Budget movie making
iMovie is a great video-editing package, if a little limited compared to something like Final Cut Pro or even Final Cut Express, though they cost money, of course.
Jahshaka is an open source video editing and compositing tool that runs on a number of platforms. As well as editing video, it lets you create special effects, animate objects on film, paint on moving pictures, create music and work at multiple resolutions in different formats. It doesn't feel particularly Mac-like, but free applications with this functionality are few and far between.
Another great video app is MPEG Streamclip, which functions like Apple's Compressor that you normally only get with Final Cut. It's a video convertor, player and editor and can encode video files to multiple formats including iPod. It can also cut, trim and join movies and download video from YouTube and Google Video.
The only drawback with some of these ports of open source software is that they require X11. You can find this on your OS X install DVD. See http://xquartz.macosforge.org/trac/wiki/X112.3.0 for more.

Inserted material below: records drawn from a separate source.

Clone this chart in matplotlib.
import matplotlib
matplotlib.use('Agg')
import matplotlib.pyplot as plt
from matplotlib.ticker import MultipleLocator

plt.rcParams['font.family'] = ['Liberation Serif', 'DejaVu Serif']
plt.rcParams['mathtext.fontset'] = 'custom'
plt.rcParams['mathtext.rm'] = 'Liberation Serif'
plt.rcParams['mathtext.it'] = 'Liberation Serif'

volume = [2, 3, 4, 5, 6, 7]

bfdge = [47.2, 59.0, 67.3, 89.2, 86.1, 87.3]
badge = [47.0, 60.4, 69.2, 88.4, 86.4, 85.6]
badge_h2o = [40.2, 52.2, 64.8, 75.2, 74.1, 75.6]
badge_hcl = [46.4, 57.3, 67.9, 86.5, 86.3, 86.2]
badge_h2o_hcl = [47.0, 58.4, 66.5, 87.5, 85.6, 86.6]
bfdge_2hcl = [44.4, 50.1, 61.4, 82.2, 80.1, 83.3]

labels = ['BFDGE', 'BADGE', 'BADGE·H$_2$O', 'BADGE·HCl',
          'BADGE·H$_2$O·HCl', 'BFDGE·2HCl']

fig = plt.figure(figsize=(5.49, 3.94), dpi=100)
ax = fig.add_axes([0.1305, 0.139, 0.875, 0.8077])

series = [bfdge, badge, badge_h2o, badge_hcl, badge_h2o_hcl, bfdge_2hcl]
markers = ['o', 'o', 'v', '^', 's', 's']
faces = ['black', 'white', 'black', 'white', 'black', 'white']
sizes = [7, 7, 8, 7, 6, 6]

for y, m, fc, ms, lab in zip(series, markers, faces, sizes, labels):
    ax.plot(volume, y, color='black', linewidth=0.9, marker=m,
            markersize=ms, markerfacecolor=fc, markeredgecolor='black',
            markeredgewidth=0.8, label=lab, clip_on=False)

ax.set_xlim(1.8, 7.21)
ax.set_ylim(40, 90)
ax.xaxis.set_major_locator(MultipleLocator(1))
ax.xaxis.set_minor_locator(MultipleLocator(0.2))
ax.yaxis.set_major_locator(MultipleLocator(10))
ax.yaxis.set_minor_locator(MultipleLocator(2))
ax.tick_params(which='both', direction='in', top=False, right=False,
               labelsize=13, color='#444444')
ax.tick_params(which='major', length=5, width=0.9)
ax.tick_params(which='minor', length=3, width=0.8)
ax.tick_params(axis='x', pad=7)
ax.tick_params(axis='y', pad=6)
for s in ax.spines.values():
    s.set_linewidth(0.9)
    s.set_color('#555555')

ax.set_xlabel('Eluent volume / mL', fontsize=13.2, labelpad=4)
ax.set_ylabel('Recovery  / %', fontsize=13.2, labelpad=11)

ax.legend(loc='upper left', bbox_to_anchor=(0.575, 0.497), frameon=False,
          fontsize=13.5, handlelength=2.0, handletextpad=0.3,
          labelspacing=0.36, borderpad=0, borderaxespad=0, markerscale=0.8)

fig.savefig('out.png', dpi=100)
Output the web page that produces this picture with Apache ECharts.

Online storage is getting more and more popular as a backup method. Despite the many home broadband connections having slower upload speeds than download, it's still possible to transfer data upstream in a reasonable time. Also, the storage capacities of server farms has increased massively as hard drives have become bigger and cheaper.
Apple's iDisk is integrated into Finder, so if you do have MobileMe you can jump straight to it. However, there are alternatives. GMX Mail is primarily a free email service but also offers free online file storage.
You get 1GB of space for any kinds of files, protected by a secure SSL connection. Access is via a browser so you can get at your files from any computer with a net connection. By creating an alias to the drive you can access it easily from the Desktop.
ADrive offers a huge 50GB of storage space with its basic account, works through a browser and supports OS X. It also allows file sharing, folder uploads and features an online document editor, which claims to let you edit word documents online without having to save files locally before opening them.
Xdrive offers a similar package with 5GB storage space. The downloadable tools are Windows only but you can still perform uploads and downloads via a browser. Humyo offers 30GB of space with the basic free plan as well as mobile phone access, but no encrypted transfer. All of these plans feature an upgrade option of some sort that gives you more space and features.
Some online services are more focused on backup than file sharing, and a good example is iDrive. With low system requirements, it features a downloadable application with scheduling and logging features specially for the Mac as well as a Finder plug-in.
The software features incremental backups so only changed files are copied, data compression for faster transfers, 128-bit SSL encryption, automatic backup of key folders, snapshots, bandwidth throttling and a facility to power off the Mac after a backup completes.
The Finder plug-in gives you drag and drop access to your 2GB of online space with a basic account, or you can upgrade to get 150GB for just $5 (£2.50) a month. You may also want to look at Mozy which gives you 2GB of free space and a downloadable backup program for Mac that also features strong encryption, scheduling and incremental backup.
Free email has been around for a while, but the amount of storage you get is now incredible. Gmail has an ever-increasing upper limit and is now up at around 7GB for every standard, free mail account. Even Hotmail, which for a long time lagged behind in the storage stakes, now offers 5GB. Gmail's spam filtering is very good and it offers some handy tools like forwarding and aliases.